I just wrote a post on my site where the LLM had trouble with 1) clicking a button, 2) taking a screenshot, 3) repeat. The non-deterministic nature of LLMs is both a feature and a bug. That said, read/correct can sometimes be a preferable workflow to create/debug, especially if you don't know where to start with creating.

nemomarx 332 days ago

I think it's basically equivalent to giving that prompt to a low paid contractor coder and hoping their solution works out. At least the turnaround time is faster?

But normally you would want a more hands on back and forth to ensure the requirements actually capture everything, validation and etc that the results are good, layers of reviews right

samtp 332 days ago

It seems to be a mix between hiring an offshore/low level contractor and playing a slot machine. And by that I mean at least with the contractor you can pretty quickly understand their limitations and see a pattern in the mistakes they make. While an LLM is obviously faster, the mistakes are seemingly random so you have to examine the result much more than you would with a contractor (if you are working on something that needs to be exact).

dingnuts 332 days ago

the slot machine is apt. insert tokens, pull lever, ALMOST get a reward. Think: I can start over, manually, or pull the lever again. Maybe I'll get a prize if I pull it again...

and of course, you pay whether the slot machine gives a prize or not.

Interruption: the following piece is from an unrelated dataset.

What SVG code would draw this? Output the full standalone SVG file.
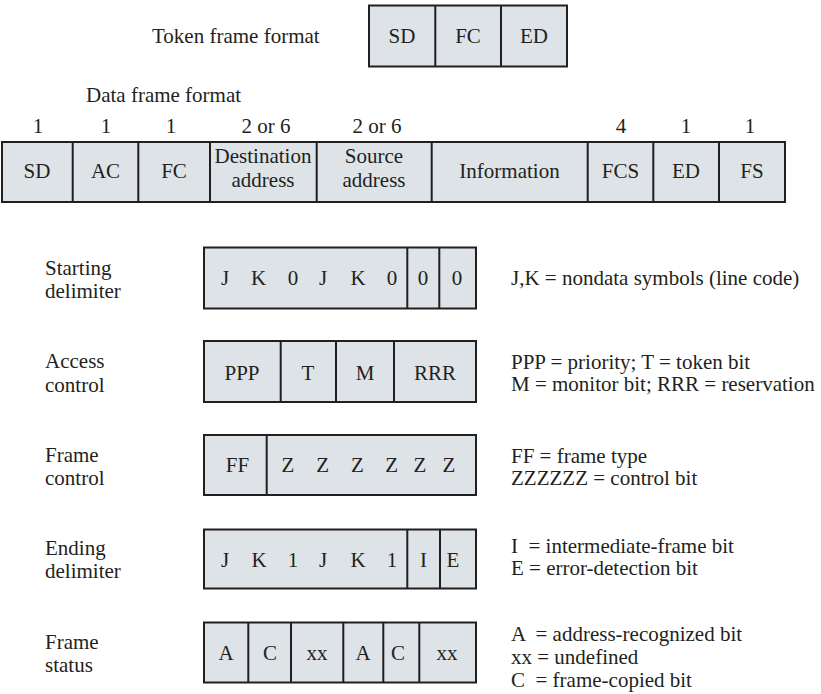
<svg xmlns="http://www.w3.org/2000/svg" width="821" height="694" viewBox="0 0 821 694">
<style>
text{font-family:'Liberation Serif',Tinos,'Times New Roman','Noto Serif','DejaVu Serif',serif;font-size:21px;fill:#231f20;white-space:pre}
.c{text-anchor:middle}
.box{fill:#dde3e7;stroke:#231f20;stroke-width:2}
.div{stroke:#231f20;stroke-width:2;fill:none}
</style>
<rect width="821" height="694" fill="#ffffff"/>
<g font-family="Liberation Serif, serif">
<g id="token-frame">
<text x="152" y="43">Token frame format</text>
<rect class="box" x="369" y="5.5" width="198" height="61"/>
<path class="div" d="M435.3 5.5V66.5M501 5.5V66.5"/>
<text class="c" x="402" y="43">SD</text>
<text class="c" x="468" y="43">FC</text>
<text class="c" x="534" y="43">ED</text>
</g>

<g id="data-frame">
<text x="86" y="102">Data frame format</text>
<text class="c" x="38" y="133">1</text>
<text class="c" x="106" y="133">1</text>
<text class="c" x="171" y="133">1</text>
<text class="c" x="266" y="133">2 or 6</text>
<text class="c" x="377" y="133">2 or 6</text>
<text class="c" x="621" y="133">4</text>
<text class="c" x="686" y="133">1</text>
<text class="c" x="750" y="133">1</text>
<rect class="box" x="2" y="142" width="783" height="60"/>
<path class="div" d="M72.7 142V202M138.3 142V202M210 142V202M316.7 142V202M431.7 142V202M587.7 142V202M653.3 142V202M719 142V202"/>
<text class="c" x="37" y="178">SD</text>
<text class="c" x="105.5" y="178">AC</text>
<text class="c" x="174" y="178">FC</text>
<text class="c" x="263" y="163">Destination</text>
<text class="c" x="263" y="187">address</text>
<text class="c" x="374" y="163">Source</text>
<text class="c" x="374" y="187">address</text>
<text class="c" x="509.5" y="178">Information</text>
<text class="c" x="620.5" y="178">FCS</text>
<text class="c" x="686" y="178">ED</text>
<text class="c" x="752" y="178">FS</text>
</g>

<g id="starting-delimiter">
<text x="45" y="275">Starting</text>
<text x="45" y="298">delimiter</text>
<rect class="box" x="204" y="247.5" width="272" height="61"/>
<path class="div" d="M407.3 247.5V308.5M439.3 247.5V308.5"/>
<text class="c" x="225" y="285">J</text>
<text class="c" x="258.5" y="285">K</text>
<text class="c" x="293" y="285">0</text>
<text class="c" x="323" y="285">J</text>
<text class="c" x="358" y="285">K</text>
<text class="c" x="392" y="285">0</text>
<text class="c" x="423" y="285">0</text>
<text class="c" x="457" y="285">0</text>
<text x="511" y="285">J,K = nondata symbols (line code)</text>
</g>

<g id="access-control">
<text x="45" y="368">Access</text>
<text x="45" y="392">control</text>
<rect class="box" x="204" y="341" width="272" height="61"/>
<path class="div" d="M280.7 341V402M336 341V402M394 341V402"/>
<text class="c" x="242" y="380">PPP</text>
<text class="c" x="308" y="380">T</text>
<text class="c" x="365" y="380">M</text>
<text class="c" x="435" y="380">RRR</text>
<text x="511" y="369">PPP = priority; T = token bit</text>
<text x="511" y="391">M = monitor bit; RRR = reservation</text>
</g>

<g id="frame-control">
<text x="45" y="462">Frame</text>
<text x="45" y="485">control</text>
<rect class="box" x="204" y="435" width="272" height="60"/>
<path class="div" d="M266.7 435V495"/>
<text class="c" x="237.5" y="472">FF</text>
<text class="c" x="288" y="472">Z</text>
<text class="c" x="322.7" y="472">Z</text>
<text class="c" x="357.3" y="472">Z</text>
<text class="c" x="391.7" y="472">Z</text>
<text class="c" x="420" y="472">Z</text>
<text class="c" x="449" y="472">Z</text>
<text x="511" y="463">FF = frame type</text>
<text x="511" y="485">ZZZZZZ = control bit</text>
</g>

<g id="ending-delimiter">
<text x="45" y="555">Ending</text>
<text x="45" y="578">delimiter</text>
<rect class="box" x="204" y="529.5" width="272" height="59"/>
<path class="div" d="M407.3 529.5V588.5M440 529.5V588.5"/>
<text class="c" x="225" y="567">J</text>
<text class="c" x="259" y="567">K</text>
<text class="c" x="293" y="567">1</text>
<text class="c" x="323" y="567">J</text>
<text class="c" x="358" y="567">K</text>
<text class="c" x="392" y="567">1</text>
<text class="c" x="423.5" y="567">I</text>
<text class="c" x="453" y="567">E</text>
<text x="511" y="553">I  = intermediate-frame bit</text>
<text x="511" y="575">E = error-detection bit</text>
</g>

<g id="frame-status">
<text x="45" y="649">Frame</text>
<text x="45" y="672">status</text>
<rect class="box" x="204" y="622.5" width="272" height="60"/>
<path class="div" d="M248.3 622.5V682.5M291 622.5V682.5M343.3 622.5V682.5M383.3 622.5V682.5M419.3 622.5V682.5"/>
<text class="c" x="226" y="660">A</text>
<text class="c" x="270" y="660">C</text>
<text class="c" x="317" y="660">xx</text>
<text class="c" x="363" y="660">A</text>
<text class="c" x="398" y="660">C</text>
<text class="c" x="447" y="660">xx</text>
<text x="511" y="641">A  = address-recognized bit</text>
<text x="511" y="664">xx = undefined</text>
<text x="511" y="687">C  = frame-copied bit</text>
</g>
</g>
<g id="connectors"></g>
</svg>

Between the slot machine psychological effect and sunk cost fallacy I have a very hard time believing the anecdotes -- and my own experiences -- with paid LLMs.

Often I say, I'd be way more willing to use and trust and pay for these things if I got my money back for output that is false.

sethops1 332 days ago

If the contractor is producing unusable code, they won't be my contractor anymore.

stpedgwdgfhgdd 332 days ago

In my experience using small steps and a lot of automated tests work very well with CC. Don’t go for these huge prompts that have a complete feature in it.

Remember the title “attention is all you need”? Well you need to pay a lot of attention to CC during these small steps and have a solid mental model of what it is building.

samtp 331 days ago

Yeah but once you break things down into small enough steps you might as well just code it yourself.

casey2 331 days ago

It's more likely that, because you didn't do the work, you haven't already justified the flaws to yourself.